Notably, an anime series was planned and written by Yasuyuki Muto. The first anime, Sengoku Basara, started broadcasting in Japan on April 2, 2009. The series' sequel anime, titled Sengoku Basara II, began broadcast in Japan on July 11, 2010. Furthermore, the series' movie finale titled Sengoku Basara -The Last Party- was released in Japanese theaters on June 4, 2011. All three anime adaptations were licensed in North America in 2012 by Funimation under the titles, Sengoku Basara: Samurai Kings, Sengoku Basara: Samurai Kings 2, and Sengoku Basara: Samurai Kings -The Last Party-. An anime based on Sengoku Basara 3 titled Sengoku Basara: Judge End began broadcast in Japan on July 6, 2014, and was licensed in North America in 2016 by Funimation under the title, Sengoku Basara: End of Judgement. Another anime titled Gakuen Basara, based on the Gakuen Basara manga series, started broadcasting in Japan on October 4, 2018.

Several manga adaptations of the series have been serialized in manga magazines and were later released in tankōbon format in Japan. A manga adaptation of the second game was created by Yak Haibara. The four volume series, Sengoku Basara 2, was published in Japan from 2007-2009. It was published in the United States from 2012-2013 by UDON under the title Sengoku Basara: Samurai Legends. The title change was due to the Sengoku Basara 2 video game not having been released in the United States. Kairi Shimotsuki created the first manga adaptation of the series, based on the first game, which was titled, Sengoku Basara Ranse Ranbu, and was released as a three-volume series in 2006.

Radio shows have been produced, with the first series being released on four CD volumes. A stage play based on Sengoku Basara 3 was announced on July 17, 2011 in Japan and ran later in 2011 from October 14 to October 30, and was later released on DVD in Japan on February 23, 2012. The stage play received "universal acclaim" in Japan. This stage play is considered to be the beginning of the Sengoku Basara stage play series' huge success and popularity in Japan with later stage plays in the series becoming even more successful and popular.
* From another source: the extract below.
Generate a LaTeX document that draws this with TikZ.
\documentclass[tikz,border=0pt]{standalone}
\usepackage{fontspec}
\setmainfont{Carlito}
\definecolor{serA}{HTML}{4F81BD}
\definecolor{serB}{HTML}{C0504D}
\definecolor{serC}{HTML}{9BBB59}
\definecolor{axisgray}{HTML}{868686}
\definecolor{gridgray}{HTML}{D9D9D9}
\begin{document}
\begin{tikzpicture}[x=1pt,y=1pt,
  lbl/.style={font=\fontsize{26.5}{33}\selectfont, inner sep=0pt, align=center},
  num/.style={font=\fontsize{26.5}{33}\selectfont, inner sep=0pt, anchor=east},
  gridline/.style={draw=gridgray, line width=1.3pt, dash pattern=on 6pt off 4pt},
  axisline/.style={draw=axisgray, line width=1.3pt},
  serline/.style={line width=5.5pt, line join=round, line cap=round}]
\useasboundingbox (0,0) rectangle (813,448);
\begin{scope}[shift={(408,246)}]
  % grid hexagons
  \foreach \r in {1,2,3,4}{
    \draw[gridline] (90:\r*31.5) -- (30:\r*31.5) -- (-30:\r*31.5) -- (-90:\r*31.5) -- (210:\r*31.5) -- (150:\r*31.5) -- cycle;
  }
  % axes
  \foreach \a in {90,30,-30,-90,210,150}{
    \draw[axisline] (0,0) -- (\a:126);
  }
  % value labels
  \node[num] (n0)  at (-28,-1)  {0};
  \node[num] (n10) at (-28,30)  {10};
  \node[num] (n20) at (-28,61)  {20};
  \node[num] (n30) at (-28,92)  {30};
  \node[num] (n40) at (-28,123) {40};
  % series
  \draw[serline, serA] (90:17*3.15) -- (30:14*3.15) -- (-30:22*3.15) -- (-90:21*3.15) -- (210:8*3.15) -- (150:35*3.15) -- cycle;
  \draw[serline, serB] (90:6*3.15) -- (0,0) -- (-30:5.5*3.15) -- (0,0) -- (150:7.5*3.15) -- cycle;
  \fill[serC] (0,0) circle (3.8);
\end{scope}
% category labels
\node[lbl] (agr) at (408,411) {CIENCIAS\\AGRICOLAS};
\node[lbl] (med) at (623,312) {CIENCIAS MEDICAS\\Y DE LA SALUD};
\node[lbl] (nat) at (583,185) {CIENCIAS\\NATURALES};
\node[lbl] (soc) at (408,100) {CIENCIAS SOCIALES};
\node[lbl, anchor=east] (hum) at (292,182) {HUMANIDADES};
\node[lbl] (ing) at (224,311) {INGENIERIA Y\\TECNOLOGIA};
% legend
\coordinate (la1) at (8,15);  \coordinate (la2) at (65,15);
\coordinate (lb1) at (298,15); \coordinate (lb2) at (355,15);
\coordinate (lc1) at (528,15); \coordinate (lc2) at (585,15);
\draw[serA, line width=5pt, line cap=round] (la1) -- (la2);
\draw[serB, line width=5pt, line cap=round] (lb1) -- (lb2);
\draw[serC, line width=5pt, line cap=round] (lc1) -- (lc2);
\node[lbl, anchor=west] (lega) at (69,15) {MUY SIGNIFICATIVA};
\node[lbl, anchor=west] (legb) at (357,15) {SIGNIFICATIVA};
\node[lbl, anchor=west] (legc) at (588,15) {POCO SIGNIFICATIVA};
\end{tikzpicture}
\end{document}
There has been a total of 17 stage plays in the series as of 2025, with Capcom doing 1-2 per year from 2009-2019 (1 in 2009, 1 in 2010, 1 in 2011, 2 in 2012, 2 in 2013, 2 in 2014, 1 in 2015, 2 in 2016, 2 in 2017, 2 in 2018, and 1 in 2019).
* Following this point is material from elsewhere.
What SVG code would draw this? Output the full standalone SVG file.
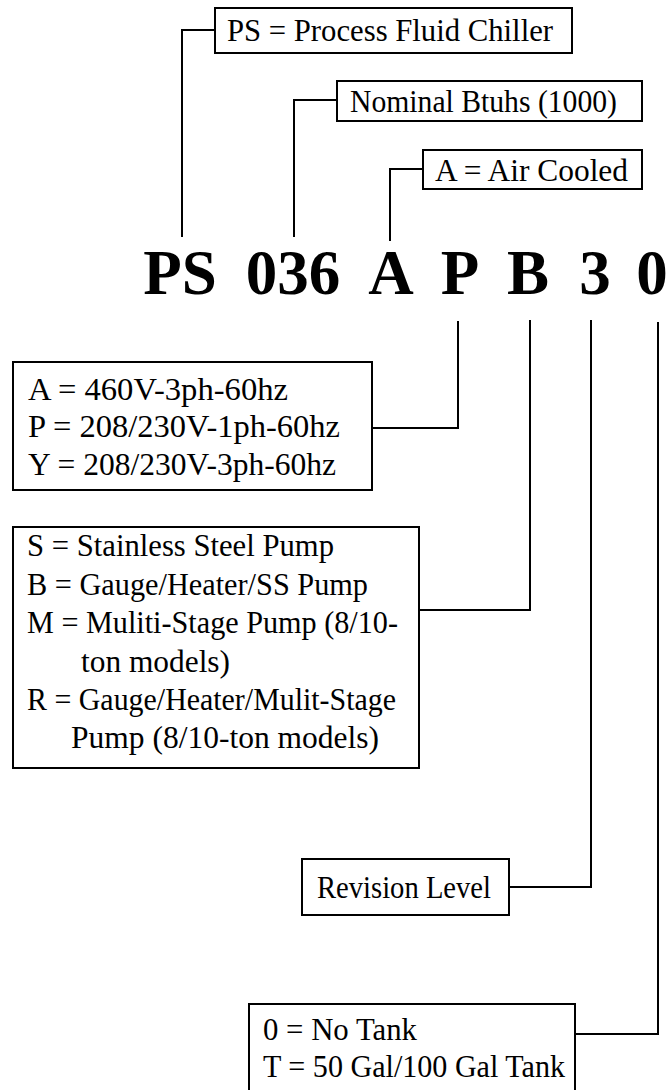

In 2012, the Takarazuka Revue announced that Flower Troupe would be performing a 'Sengoku Basara' musical. Ranju Tomu and Ranno Hana starred, and Asumi Rio and Nozomi Futo also featured in the adaptation, which played at the Tokyu Theater Orb, from 06/15 - 07/01 in 2013. The staging of the musical was much more lavish than that of the stage plays with a lot more special effects, and less action and stunts. It received "generally favorable" reviews. As of 2025, this is the first and only Sengoku Basara musical to have been performed.

A live-action television drama titled Sengoku Basara Moonlight Party began broadcasting in Japan on July 12, 2012, on the Mainichi Broadcasting System.

In August 2015, Capcom produced a collaborative stage play with Sengoku Basara and Devil May Cry titled "Sengoku Basara VS Devil May Cry". In the play, Dante, Lady, Trish, and Vergil come across some mysterious historical ruins while chasing after a demon, and are sent back in time to Japan's Warring States (Sengoku) period. There, the group meets Date Masamune, Sanada Yukimura, and other characters from the Sengoku Basara franchise. The play ran at the AiiA 2.5 Theater Tokyo for 18 performances from August 20–30. Masanari Ujigawa directed and composed the stage play with Hideaki Itsuno and Izaki Matsuno collaborating on the scenario. Kazushi Miyakoda and Tetsuya Yamaura produced the play with Hiroyuki Kobayashi and Makoto Yamamoto as supervisors.

==Related products==
A large range of merchandise has been created for the series in Japan, including books, CD soundtracks, drama CDs, figures, magazines, radio CDs, and trading cards.

Cards based on Sengoku Basara were included in Capcom's free-to-play digital collectible card game, Teppen, on October 1, 2020, through an expansion released worldwide and titled "The Tale of Amatsu no Kuni". Sengoku Basara character Oichi was included as a playable hero along with more Sengoku Basara cards in another expansion for Teppen that was released worldwide on January 5, 2021. The expansion is titled, "The Battle of Amatsu no Kuni."